EXERCISE BRIEF
Which lines hold the word "this"? Show each of them.
***** TASK MATERIAL *****
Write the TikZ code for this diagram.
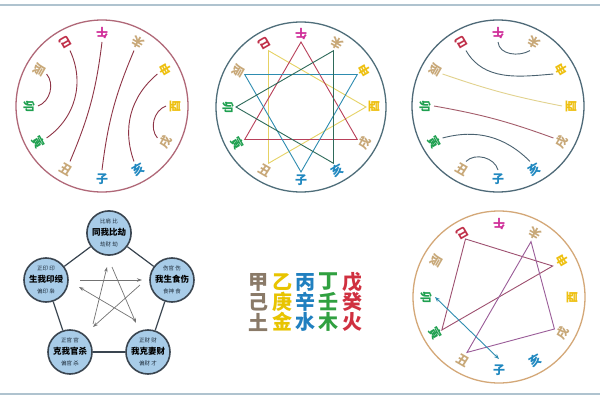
\documentclass[tikz,border=0pt]{standalone}
\usepackage{fontspec}
\newfontfamily\cjk{Noto Sans CJK SC}
\usetikzlibrary{arrows.meta}
\definecolor{fireM}{HTML}{D0309A}
\definecolor{fireR}{HTML}{C0304A}
\definecolor{earth}{HTML}{C8A878}
\definecolor{metal}{HTML}{EEC010}
\definecolor{water}{HTML}{2088C0}
\definecolor{wood}{HTML}{1FA050}
\definecolor{ringA}{HTML}{B06878}
\definecolor{ringB}{HTML}{4F6E7A}
\definecolor{ringC}{HTML}{4F6A78}
\definecolor{ringD}{HTML}{D4A878}
\definecolor{maroon}{HTML}{8E3446}
\definecolor{slate}{HTML}{4A6270}
\definecolor{paleY}{HTML}{E2D28E}
\definecolor{mauve}{HTML}{9E5070}
\definecolor{purp}{HTML}{9A5C98}
\definecolor{triR}{HTML}{B8405A}
\definecolor{triB}{HTML}{2E8CB0}
\definecolor{triG}{HTML}{2E6A5A}
\definecolor{triY}{HTML}{E6D264}
\definecolor{pfill}{HTML}{A8CCE8}
\definecolor{pline}{HTML}{3A4550}
\definecolor{ptext}{HTML}{1E2C3A}
\definecolor{frame}{HTML}{AFC3CF}
\definecolor{ganE}{HTML}{8A7A68}
\definecolor{ganM}{HTML}{E8C400}
\definecolor{ganW}{HTML}{2080C0}
\definecolor{ganWd}{HTML}{30A040}
\definecolor{ganF}{HTML}{D03040}
\tikzset{
  blabel/.style={font=\cjk\bfseries\fontsize{12}{12}\selectfont,inner sep=0pt},
  ring/.style={line width=1.3pt},
  pc/.style={circle,minimum size=44pt,inner sep=0pt,fill=pfill,draw=pline,line width=1.6pt,align=center,text=ptext},
  pedge/.style={draw=pline,line width=1.2pt},
  star/.style={draw=gray!90!black,line width=0.7pt,-{Stealth[length=5pt,width=3.5pt]}},
  gan/.style={font=\cjk\bfseries\fontsize{20}{20}\selectfont,inner sep=0pt},
  hline/.style={line width=0.9pt}
}
\newcommand\branchset[1]{%
  \foreach \a/\t/\c/\n in {90/午/fireM/wu,60/未/earth/wei,30/申/metal/shen,0/酉/metal/you,-30/戌/earth/xu,-60/亥/water/hai,-90/子/water/zi,-120/丑/earth/chou,-150/寅/wood/yin,180/卯/wood/mao,150/辰/earth/chen,120/巳/fireR/si}{%
    \node[blabel,text=\c,rotate=\a+90] (#1\n) at (\a:73) {\t};
    \coordinate (#1\n e) at (\a:64);
  }%
}
\newcommand\smalltxt{\cjk\fontsize{5.5}{6.5}\selectfont}
\newcommand\bigtxt{\cjk\bfseries\fontsize{8.5}{10}\selectfont\color{black}}
\begin{document}
\begin{tikzpicture}[x=1pt,y=1pt]
\useasboundingbox (0,0) rectangle (600,400);
\fill[white] (0,0) rectangle (600,400);
\draw[frame,line width=1.8pt] (0,395) -- (600,395);
\draw[frame,line width=1.8pt] (0,6) -- (600,6);

% circle 1: six harms
\begin{scope}[shift={(102,294)}]
  \draw[ring,ringA] (0,0) circle (86);
  \branchset{a}
  \draw[hline,maroon] (achene) to[bend left=55] (amaoe);
  \draw[hline,maroon] (asie) to[bend left=40] (ayine);
  \draw[hline,maroon] (awue) to[bend left=8] (achoue);
  \draw[hline,maroon] (aweie) to[bend right=8] (azie);
  \draw[hline,maroon] (ashene) to[bend right=35] (ahaie);
  \draw[hline,maroon] (ayoue) to[bend right=55] (axue);
\end{scope}

% circle 2: triangles
\begin{scope}[shift={(301,293)}]
  \draw[ring,ringB] (0,0) circle (85);
  \branchset{b}
  \foreach \a in {90,-150,-30} \coordinate (bT\a) at (\a:65);
  \foreach \a in {-90,150,30} \coordinate (bB\a) at (\a:65);
  \foreach \a in {180,60,-60} \coordinate (bG\a) at (\a:65);
  \foreach \a in {120,0,-120} \coordinate (bY\a) at (\a:65);
  \draw[hline,triY] (bY120) -- (bY0) -- (bY-120) -- cycle;
  \draw[hline,triR] (bT90) -- (bT-150) -- (bT-30) -- cycle;
  \draw[hline,triB] (bB-90) -- (bB150) -- (bB30) -- cycle;
  \draw[hline,triG] (bG180) -- (bG60) -- (bG-60) -- cycle;
\end{scope}

% circle 3: six combinations
\begin{scope}[shift={(498,294)}]
  \draw[ring,ringC] (0,0) circle (86);
  \branchset{c}
  \draw[hline,slate] (cwue) to[out=-85,in=-150] (cweie);
  \draw[hline,slate] (csie) to[out=-60,in=185] (cshene);
  \draw[hline,paleY] (cchene) to[bend right=4] (cyoue);
  \draw[hline,maroon!80] (cmaoe) to[bend left=5] (cxue);
  \draw[hline,slate] (cyine) to[bend left=30] (chaie);
  \draw[hline,slate] (cchoue) to[bend left=60] (czie);
\end{scope}

% circle 4: punishments
\begin{scope}[shift={(499,103)}]
  \draw[ring,ringD] (0,0) circle (86);
  \branchset{d}
  \coordinate (dS) at (120:67);
  \coordinate (dSh) at (30:62);
  \coordinate (dY) at (-150:66);
  \coordinate (dW) at (60:64);
  \coordinate (dX) at (-30:64);
  \coordinate (dC) at (-120:64);
  \draw[hline,mauve] (dS) -- (dSh) -- (dY) -- cycle;
  \draw[hline,purp] (dW) -- (dX) -- (dC) -- cycle;
  \coordinate (dM) at (180:64);
  \coordinate (dZ) at (-90:62);
  \draw[hline,triB,{Stealth[length=5pt,width=4pt]}-{Stealth[length=5pt,width=4pt]}] (dM) -- (dZ);
\end{scope}

% pentagon of ten gods
\node[pc] (pT) at (109,167) {\smalltxt 比肩\ 比\\[-0.5pt]\bigtxt 同我比劫\\[-0.5pt]\smalltxt 劫财\ 劫};
\node[pc] (pR) at (172,120) {\smalltxt 伤官\ 伤\\[-0.5pt]\bigtxt 我生食伤\\[-0.5pt]\smalltxt 食神\ 食};
\node[pc] (pBR) at (148,48) {\smalltxt 正财\ 财\\[-0.5pt]\bigtxt 我克妻财\\[-0.5pt]\smalltxt 偏财\ 才};
\node[pc] (pBL) at (70,48) {\smalltxt 正官\ 官\\[-0.5pt]\bigtxt 克我官杀\\[-0.5pt]\smalltxt 偏官\ 杀};
\node[pc] (pL) at (46,120) {\smalltxt 正印\ 印\\[-0.5pt]\bigtxt 生我印绶\\[-0.5pt]\smalltxt 偏印\ 枭};
\draw[pedge] (pT) -- (pR);
\draw[pedge] (pR) -- (pBR);
\draw[pedge] (pBR) -- (pBL);
\draw[pedge] (pBL) -- (pL);
\draw[pedge] (pL) -- (pT);
\coordinate (s1a) at (80,120); \coordinate (s1b) at (142,120);
\coordinate (s2a) at (140,115); \coordinate (s2b) at (93,73);
\coordinate (s3a) at (93,76); \coordinate (s3b) at (107,133);
\coordinate (s4a) at (112,133); \coordinate (s4b) at (136,77);
\coordinate (s5a) at (135,80); \coordinate (s5b) at (79,113);
\draw[star] (s1a) -- (s1b);
\draw[star] (s2a) -- (s2b);
\draw[star] (s3a) -- (s3b);
\draw[star] (s4a) -- (s4b);
\draw[star] (s5a) -- (s5b);

% heavenly stems
\foreach \t/\c/\x/\y/\n in {甲/ganE/258/118/g1,乙/ganM/282/118/g2,丙/ganW/305/118/g3,丁/ganWd/328/118/g4,戊/ganF/352/118/g5,
  己/ganE/258/98/g6,庚/ganM/282/98/g7,辛/ganW/305/98/g8,壬/ganWd/328/98/g9,癸/ganF/352/98/g10,
  土/ganE/258/78/g11,金/ganM/282/78/g12,水/ganW/305/78/g13,木/ganWd/328/78/g14,火/ganF/352/78/g15}
  \node[gan,text=\c] (\n) at (\x,\y) {\t};
\end{tikzpicture}
\end{document}
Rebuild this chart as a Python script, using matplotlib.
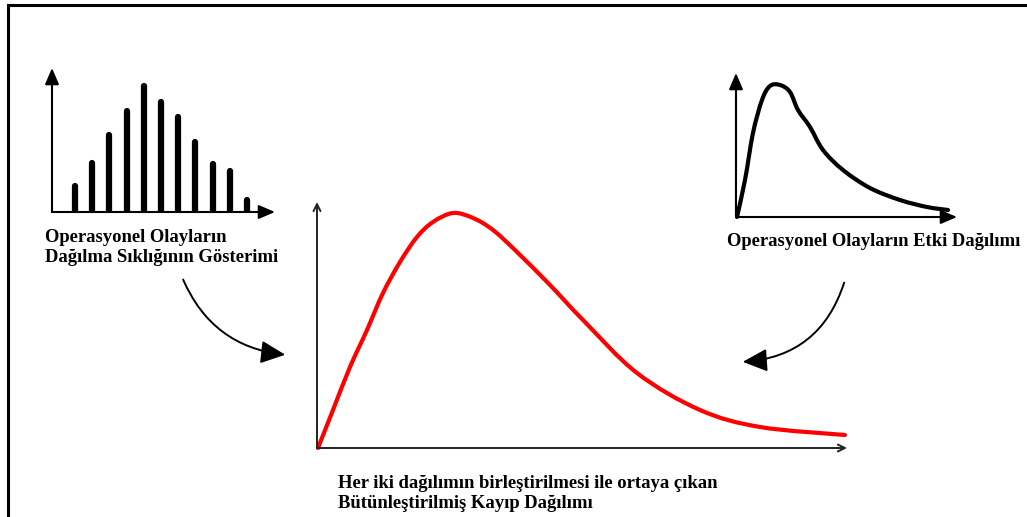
*****
EXERCISE RESPONSE
Write the TikZ code for this diagram.
Rebuild this chart as a Python script, using matplotlib.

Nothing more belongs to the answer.